What's Cooking?, I believe, opened this year's Sundance film fest, and it's definitely a better holiday family film than anything else being pushed as one this year. The film's far from perfect, but it has a teriffic cast & a script that manages to make the majority of its characters 3-dimensional.  It's a poor-man's Altman to be sure, but it's definitely a film that got better as it went along. Particularly of note is the way the film caters to a family audience, but doesn't seem watered down in its subject matter. The kids curse a bit, there are a few gay characters, and several instances of adultery, but at the same time the film's message is one that is pretty wholesome, which is refreshing. The other really interesting thing on display in the film is its multiculturalism. The film follows four extended families as they prepare for their Thanksgiving dinners, all of which are of a different ethnicity (Mexican, Asian, Jewish, and African American). The film is forward-thinking enough to show intermingling between the families and to place them in the same neighborhood. It is interesting to note that the film was written and directed by non-Americans (the director is from India). The downside to this freedom is that we have to sit through four times as many cooking montages along the way.

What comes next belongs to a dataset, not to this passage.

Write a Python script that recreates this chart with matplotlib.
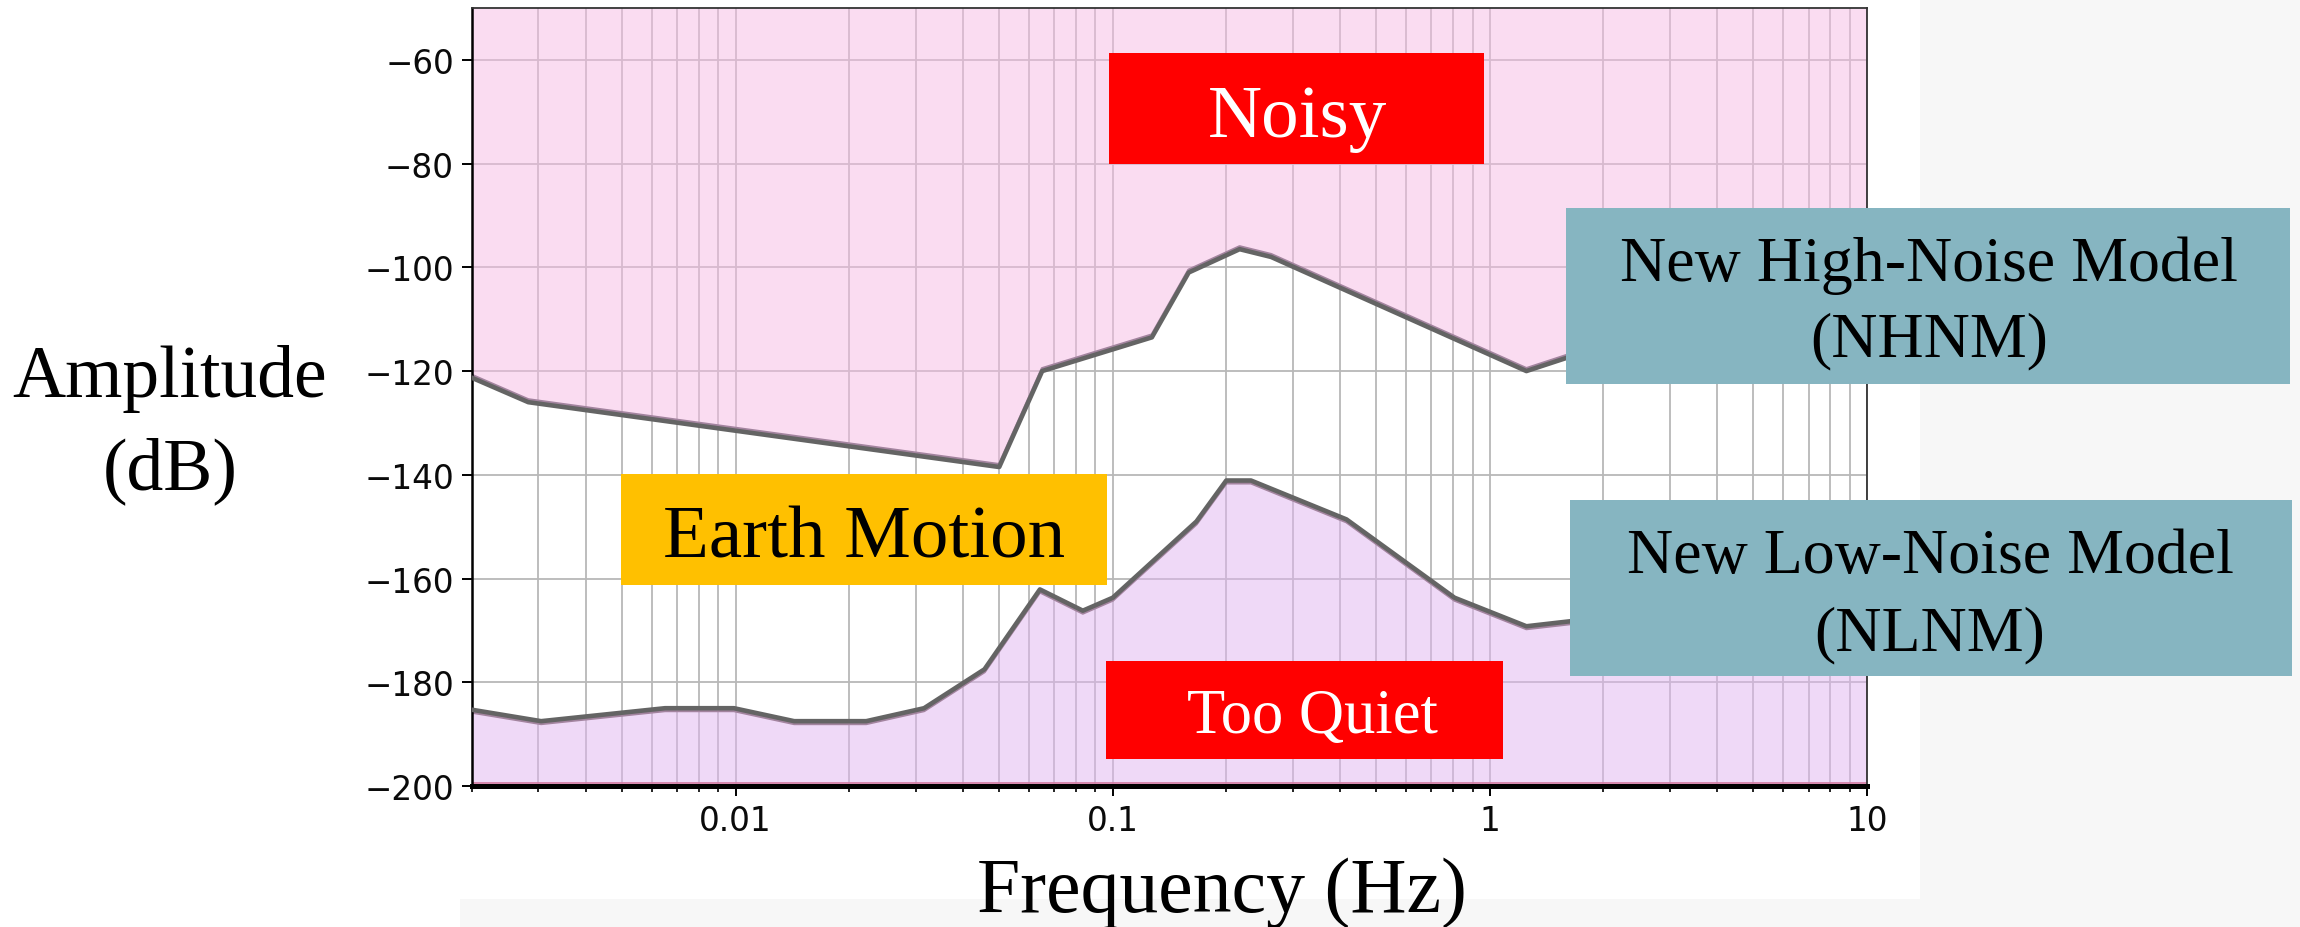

Alfre Woodard probably gives the best performance in the film (which does not surprise me) but the ensemble as a whole is actually quite good (this does surprise me). The direction is pretty uninspired, but the film's goals are rather modest, so it suits the film. None of the stories are boring (always the greatest pratfall in this sort of film) and none are given preference over the others. It is a shame a film like this gets a limited release, since it's really something that I would imagine most people would enjoy if they gave it a chance. There's the temptation to compare this film to a TV movie, but most TV movies aren't this deftly executed.